▶ [Data]:
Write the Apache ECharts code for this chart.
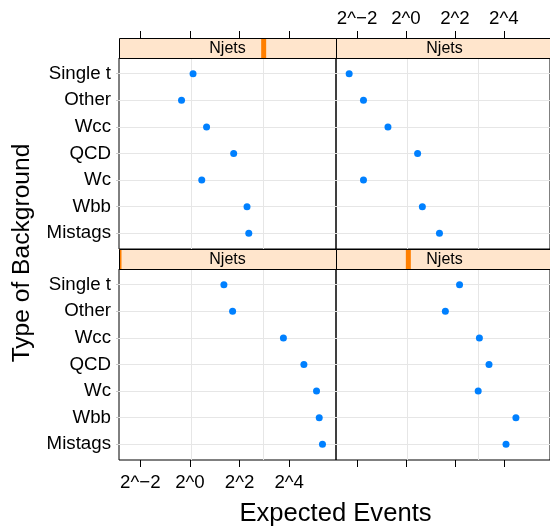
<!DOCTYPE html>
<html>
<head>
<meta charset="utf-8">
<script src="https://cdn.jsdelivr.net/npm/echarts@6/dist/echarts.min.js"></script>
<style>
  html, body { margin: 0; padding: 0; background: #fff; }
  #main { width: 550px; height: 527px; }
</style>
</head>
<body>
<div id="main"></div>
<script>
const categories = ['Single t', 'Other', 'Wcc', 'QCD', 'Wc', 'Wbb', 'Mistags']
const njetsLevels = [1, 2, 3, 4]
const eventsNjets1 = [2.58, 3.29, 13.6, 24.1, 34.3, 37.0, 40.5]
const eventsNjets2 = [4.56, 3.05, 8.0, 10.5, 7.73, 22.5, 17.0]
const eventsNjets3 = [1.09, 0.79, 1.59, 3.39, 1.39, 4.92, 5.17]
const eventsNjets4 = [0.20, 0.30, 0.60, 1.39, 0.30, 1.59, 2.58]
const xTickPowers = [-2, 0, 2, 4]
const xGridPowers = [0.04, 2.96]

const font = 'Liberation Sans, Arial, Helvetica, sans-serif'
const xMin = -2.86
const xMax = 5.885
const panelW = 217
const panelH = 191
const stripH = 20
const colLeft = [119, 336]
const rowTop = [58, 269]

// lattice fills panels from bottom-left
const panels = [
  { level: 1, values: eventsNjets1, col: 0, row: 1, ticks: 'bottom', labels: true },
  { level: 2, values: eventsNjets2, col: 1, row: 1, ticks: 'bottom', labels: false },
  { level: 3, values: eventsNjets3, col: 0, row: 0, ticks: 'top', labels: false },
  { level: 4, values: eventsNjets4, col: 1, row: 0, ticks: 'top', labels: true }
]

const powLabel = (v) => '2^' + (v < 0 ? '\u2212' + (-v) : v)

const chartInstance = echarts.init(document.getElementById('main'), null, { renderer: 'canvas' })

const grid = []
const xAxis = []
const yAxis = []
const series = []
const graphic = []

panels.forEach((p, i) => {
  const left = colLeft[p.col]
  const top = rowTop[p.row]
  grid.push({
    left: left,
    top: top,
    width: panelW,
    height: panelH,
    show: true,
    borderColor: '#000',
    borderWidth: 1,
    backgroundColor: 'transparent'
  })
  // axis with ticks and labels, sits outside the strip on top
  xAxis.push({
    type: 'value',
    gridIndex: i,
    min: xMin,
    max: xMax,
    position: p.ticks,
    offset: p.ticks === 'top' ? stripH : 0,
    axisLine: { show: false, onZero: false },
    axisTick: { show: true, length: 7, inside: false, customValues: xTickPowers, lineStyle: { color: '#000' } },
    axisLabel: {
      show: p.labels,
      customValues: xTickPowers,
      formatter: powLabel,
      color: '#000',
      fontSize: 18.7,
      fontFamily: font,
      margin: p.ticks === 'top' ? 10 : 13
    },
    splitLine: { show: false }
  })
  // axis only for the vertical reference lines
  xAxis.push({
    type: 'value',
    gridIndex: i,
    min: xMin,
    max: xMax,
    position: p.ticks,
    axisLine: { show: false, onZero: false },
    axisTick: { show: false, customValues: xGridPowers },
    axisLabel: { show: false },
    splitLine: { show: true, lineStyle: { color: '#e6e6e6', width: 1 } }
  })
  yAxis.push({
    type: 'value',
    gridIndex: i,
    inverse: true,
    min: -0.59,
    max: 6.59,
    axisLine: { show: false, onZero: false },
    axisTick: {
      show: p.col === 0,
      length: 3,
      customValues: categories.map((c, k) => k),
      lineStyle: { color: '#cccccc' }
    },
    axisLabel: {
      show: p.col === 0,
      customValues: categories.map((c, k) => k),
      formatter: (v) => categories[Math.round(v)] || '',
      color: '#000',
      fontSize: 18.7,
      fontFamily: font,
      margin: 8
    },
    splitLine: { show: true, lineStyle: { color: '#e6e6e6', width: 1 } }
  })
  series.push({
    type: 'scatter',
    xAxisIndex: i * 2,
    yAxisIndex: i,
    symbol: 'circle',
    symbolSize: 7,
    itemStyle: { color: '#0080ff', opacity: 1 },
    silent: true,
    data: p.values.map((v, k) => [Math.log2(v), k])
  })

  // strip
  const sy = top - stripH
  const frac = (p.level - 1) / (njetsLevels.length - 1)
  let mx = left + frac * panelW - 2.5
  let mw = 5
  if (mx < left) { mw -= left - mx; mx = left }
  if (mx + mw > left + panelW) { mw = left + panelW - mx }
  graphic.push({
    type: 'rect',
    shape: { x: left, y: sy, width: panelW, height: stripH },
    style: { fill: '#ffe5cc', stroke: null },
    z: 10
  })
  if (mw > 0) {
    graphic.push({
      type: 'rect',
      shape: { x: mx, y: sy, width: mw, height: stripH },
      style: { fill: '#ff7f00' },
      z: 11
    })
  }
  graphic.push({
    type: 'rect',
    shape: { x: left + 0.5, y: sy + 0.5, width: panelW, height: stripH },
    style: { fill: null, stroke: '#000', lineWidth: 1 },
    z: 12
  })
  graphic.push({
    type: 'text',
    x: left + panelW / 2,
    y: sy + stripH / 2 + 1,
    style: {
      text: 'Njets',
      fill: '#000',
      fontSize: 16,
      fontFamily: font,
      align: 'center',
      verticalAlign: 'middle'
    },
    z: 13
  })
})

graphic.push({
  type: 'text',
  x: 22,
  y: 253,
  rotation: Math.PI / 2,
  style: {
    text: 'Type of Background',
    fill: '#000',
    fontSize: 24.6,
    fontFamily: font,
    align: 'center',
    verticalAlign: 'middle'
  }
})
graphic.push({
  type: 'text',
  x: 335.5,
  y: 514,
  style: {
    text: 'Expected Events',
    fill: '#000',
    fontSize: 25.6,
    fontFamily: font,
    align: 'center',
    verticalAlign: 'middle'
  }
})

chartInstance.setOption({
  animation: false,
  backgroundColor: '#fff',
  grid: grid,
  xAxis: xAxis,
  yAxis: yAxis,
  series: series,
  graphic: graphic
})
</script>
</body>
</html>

▶ [The exercise]: Write out the material above again, word for word, minus its pictures.

▶ [Task response]:
Write the Apache ECharts code for this chart.
<!DOCTYPE html>
<html>
<head>
<meta charset="utf-8">
<script src="https://cdn.jsdelivr.net/npm/echarts@6/dist/echarts.min.js"></script>
<style>
  html, body { margin: 0; padding: 0; background: #fff; }
  #main { width: 550px; height: 527px; }
</style>
</head>
<body>
<div id="main"></div>
<script>
const categories = ['Single t', 'Other', 'Wcc', 'QCD', 'Wc', 'Wbb', 'Mistags']
const njetsLevels = [1, 2, 3, 4]
const eventsNjets1 = [2.58, 3.29, 13.6, 24.1, 34.3, 37.0, 40.5]
const eventsNjets2 = [4.56, 3.05, 8.0, 10.5, 7.73, 22.5, 17.0]
const eventsNjets3 = [1.09, 0.79, 1.59, 3.39, 1.39, 4.92, 5.17]
const eventsNjets4 = [0.20, 0.30, 0.60, 1.39, 0.30, 1.59, 2.58]
const xTickPowers = [-2, 0, 2, 4]
const xGridPowers = [0.04, 2.96]

const font = 'Liberation Sans, Arial, Helvetica, sans-serif'
const xMin = -2.86
const xMax = 5.885
const panelW = 217
const panelH = 191
const stripH = 20
const colLeft = [119, 336]
const rowTop = [58, 269]

// lattice fills panels from bottom-left
const panels = [
  { level: 1, values: eventsNjets1, col: 0, row: 1, ticks: 'bottom', labels: true },
  { level: 2, values: eventsNjets2, col: 1, row: 1, ticks: 'bottom', labels: false },
  { level: 3, values: eventsNjets3, col: 0, row: 0, ticks: 'top', labels: false },
  { level: 4, values: eventsNjets4, col: 1, row: 0, ticks: 'top', labels: true }
]

const powLabel = (v) => '2^' + (v < 0 ? '\u2212' + (-v) : v)

const chartInstance = echarts.init(document.getElementById('main'), null, { renderer: 'canvas' })

const grid = []
const xAxis = []
const yAxis = []
const series = []
const graphic = []

panels.forEach((p, i) => {
  const left = colLeft[p.col]
  const top = rowTop[p.row]
  grid.push({
    left: left,
    top: top,
    width: panelW,
    height: panelH,
    show: true,
    borderColor: '#000',
    borderWidth: 1,
    backgroundColor: 'transparent'
  })
  // axis with ticks and labels, sits outside the strip on top
  xAxis.push({
    type: 'value',
    gridIndex: i,
    min: xMin,
    max: xMax,
    position: p.ticks,
    offset: p.ticks === 'top' ? stripH : 0,
    axisLine: { show: false, onZero: false },
    axisTick: { show: true, length: 7, inside: false, customValues: xTickPowers, lineStyle: { color: '#000' } },
    axisLabel: {
      show: p.labels,
      customValues: xTickPowers,
      formatter: powLabel,
      color: '#000',
      fontSize: 18.7,
      fontFamily: font,
      margin: p.ticks === 'top' ? 10 : 13
    },
    splitLine: { show: false }
  })
  // axis only for the vertical reference lines
  xAxis.push({
    type: 'value',
    gridIndex: i,
    min: xMin,
    max: xMax,
    position: p.ticks,
    axisLine: { show: false, onZero: false },
    axisTick: { show: false, customValues: xGridPowers },
    axisLabel: { show: false },
    splitLine: { show: true, lineStyle: { color: '#e6e6e6', width: 1 } }
  })
  yAxis.push({
    type: 'value',
    gridIndex: i,
    inverse: true,
    min: -0.59,
    max: 6.59,
    axisLine: { show: false, onZero: false },
    axisTick: {
      show: p.col === 0,
      length: 3,
      customValues: categories.map((c, k) => k),
      lineStyle: { color: '#cccccc' }
    },
    axisLabel: {
      show: p.col === 0,
      customValues: categories.map((c, k) => k),
      formatter: (v) => categories[Math.round(v)] || '',
      color: '#000',
      fontSize: 18.7,
      fontFamily: font,
      margin: 8
    },
    splitLine: { show: true, lineStyle: { color: '#e6e6e6', width: 1 } }
  })
  series.push({
    type: 'scatter',
    xAxisIndex: i * 2,
    yAxisIndex: i,
    symbol: 'circle',
    symbolSize: 7,
    itemStyle: { color: '#0080ff', opacity: 1 },
    silent: true,
    data: p.values.map((v, k) => [Math.log2(v), k])
  })

  // strip
  const sy = top - stripH
  const frac = (p.level - 1) / (njetsLevels.length - 1)
  let mx = left + frac * panelW - 2.5
  let mw = 5
  if (mx < left) { mw -= left - mx; mx = left }
  if (mx + mw > left + panelW) { mw = left + panelW - mx }
  graphic.push({
    type: 'rect',
    shape: { x: left, y: sy, width: panelW, height: stripH },
    style: { fill: '#ffe5cc', stroke: null },
    z: 10
  })
  if (mw > 0) {
    graphic.push({
      type: 'rect',
      shape: { x: mx, y: sy, width: mw, height: stripH },
      style: { fill: '#ff7f00' },
      z: 11
    })
  }
  graphic.push({
    type: 'rect',
    shape: { x: left + 0.5, y: sy + 0.5, width: panelW, height: stripH },
    style: { fill: null, stroke: '#000', lineWidth: 1 },
    z: 12
  })
  graphic.push({
    type: 'text',
    x: left + panelW / 2,
    y: sy + stripH / 2 + 1,
    style: {
      text: 'Njets',
      fill: '#000',
      fontSize: 16,
      fontFamily: font,
      align: 'center',
      verticalAlign: 'middle'
    },
    z: 13
  })
})

graphic.push({
  type: 'text',
  x: 22,
  y: 253,
  rotation: Math.PI / 2,
  style: {
    text: 'Type of Background',
    fill: '#000',
    fontSize: 24.6,
    fontFamily: font,
    align: 'center',
    verticalAlign: 'middle'
  }
})
graphic.push({
  type: 'text',
  x: 335.5,
  y: 514,
  style: {
    text: 'Expected Events',
    fill: '#000',
    fontSize: 25.6,
    fontFamily: font,
    align: 'center',
    verticalAlign: 'middle'
  }
})

chartInstance.setOption({
  animation: false,
  backgroundColor: '#fff',
  grid: grid,
  xAxis: xAxis,
  yAxis: yAxis,
  series: series,
  graphic: graphic
})
</script>
</body>
</html>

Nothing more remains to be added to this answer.